We could use the scrambler and two guacamole instances to repeatedly generate the same ten random strings.

package main

import (
    "encoding/hex"
    "fmt"

    "hack.systems/random/guacamole"
)

func main() {
    g1 := guacamole.New()
    g2 := guacamole.New()
    s := guacamole.NewScrambler()
    buf := make([]byte, 8)

    for {
        idx := g1.Uint64() % 10
        scrambledIdx := s.Scramble(idx)
        g2.Seed(scrambledIdx)
        g2.Fill(buf)
        fmt.Printf("idx=%d scrambled=%20d %s",
            idx, scrambledIdx, hex.Dump(buf)[8:])
    }
}

The key here is that we have two different instances of guacamole. The first gives us random indices in the range [0, 10). We can run this index through the scrambler to get a unique index scattered throughout the 64-bit numbers. We can efficiently seek to this index in the second guacamole instance and generate some random bytes. This process will guarantee that we select the same ten strings randomly with replacement indefinitely. If you run the output, it looks something like this:

$ go run scrambler.go | head -10
idx=4 scrambled=12404588102576239538   be bc cf f7 14 7d 83 bd   |.....}..|
idx=1 scrambled= 7272475945470074791   15 d4 a1 d2 42 92 4a f0   |....B.J.|
idx=4 scrambled=12404588102576239538   be bc cf f7 14 7d 83 bd   |.....}..|
idx=0 scrambled= 5690745928405278072   69 be b7 6d 37 04 eb 84   |i..m7...|
idx=8 scrambled= 2201218818704928123   77 33 c4 33 2f 64 f3 c7   |w3.3/d..|
idx=4 scrambled=12404588102576239538   be bc cf f7 14 7d 83 bd   |.....}..|
idx=7 scrambled= 6774274821177524071   bd 1a 5e 6f bc 8e 58 da   |..^o..X.|
idx=3 scrambled= 8294687906054504177   8a 83 5a 75 23 dc f9 57   |..Zu#..W|
idx=7 scrambled= 6774274821177524071   bd 1a 5e 6f bc 8e 58 da   |..^o..X.|
idx=9 scrambled= 1062469691266938762   e3 98 ad 0c b1 5c ed c0   |.....\..|
signal: broken pipe

We can see that in the first ten strings, we have selected strings 4 and 7 twice each and, as promised, they came back with the same random bytes.

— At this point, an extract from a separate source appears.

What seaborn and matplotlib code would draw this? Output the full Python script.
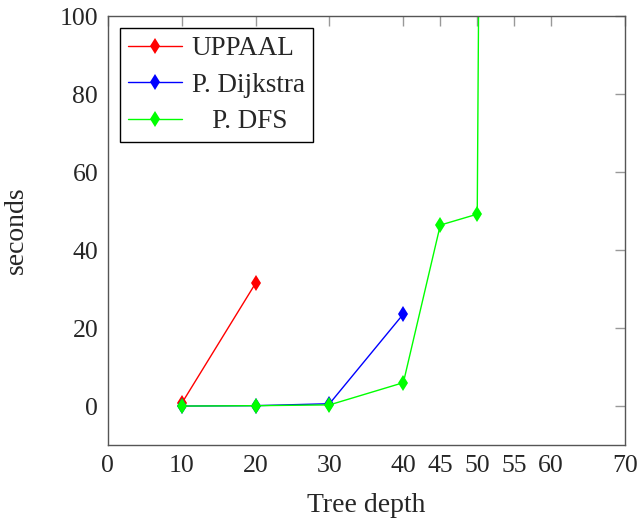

If we would like a different set of random bytestrings, we could extend our main function to change the behavior of the scrambler:

s.Change(42)

This call changes the mapping in use by the scrambler to a different mapping. Change is an extremely expensive operation (more than one hundred times more expensive than Scramble ) compared to all the others we are using, so it should be used sparingly, and probably only on startup.

Benchmarks

Scrambling numbers is relatively expensive compared to simple modular arithmetic. Where a multiply/modulus operation can take 9ns, Scrambler takes approximately 120ns. When choosing whether to put scrambler on the hot path, it is worth weighing this cost with the possibility of something faster, but more predictable like modulus. The Change operation is even more expensive, coming in at more than 34 microseconds per operation, nearly two hundred times that of the Scramble operation.

Operation Cost per Op
Change 34 us/op
Scramble 129 ns/op
Modulus 9.2 ns/op

These benchmarks ship alongside guacamole and you can see how guacamole performs on your own hardware with:

GOMAXPROCS=1 go test hack.systems/random/guacamole \
    -bench=Scrambler -benchtime=10s

Summary

Scrambler is a low-level way to turn one set of random numbers into a different set of random numbers. This power allows us to turn enumerable sequences into unpredictable sequences; this disparity allows us to turn predictable, easy-to-generate values into outputs that are more likely to test our system. In this post we saw how to combine the scrambler with guacamole to create random byte strings. Future posts will show how this same technique is leveraged within hack.systems/random/armnod to provide primitives for randomly selecting strings from a set of strings in constant time, without having to materialize any of the set in advance.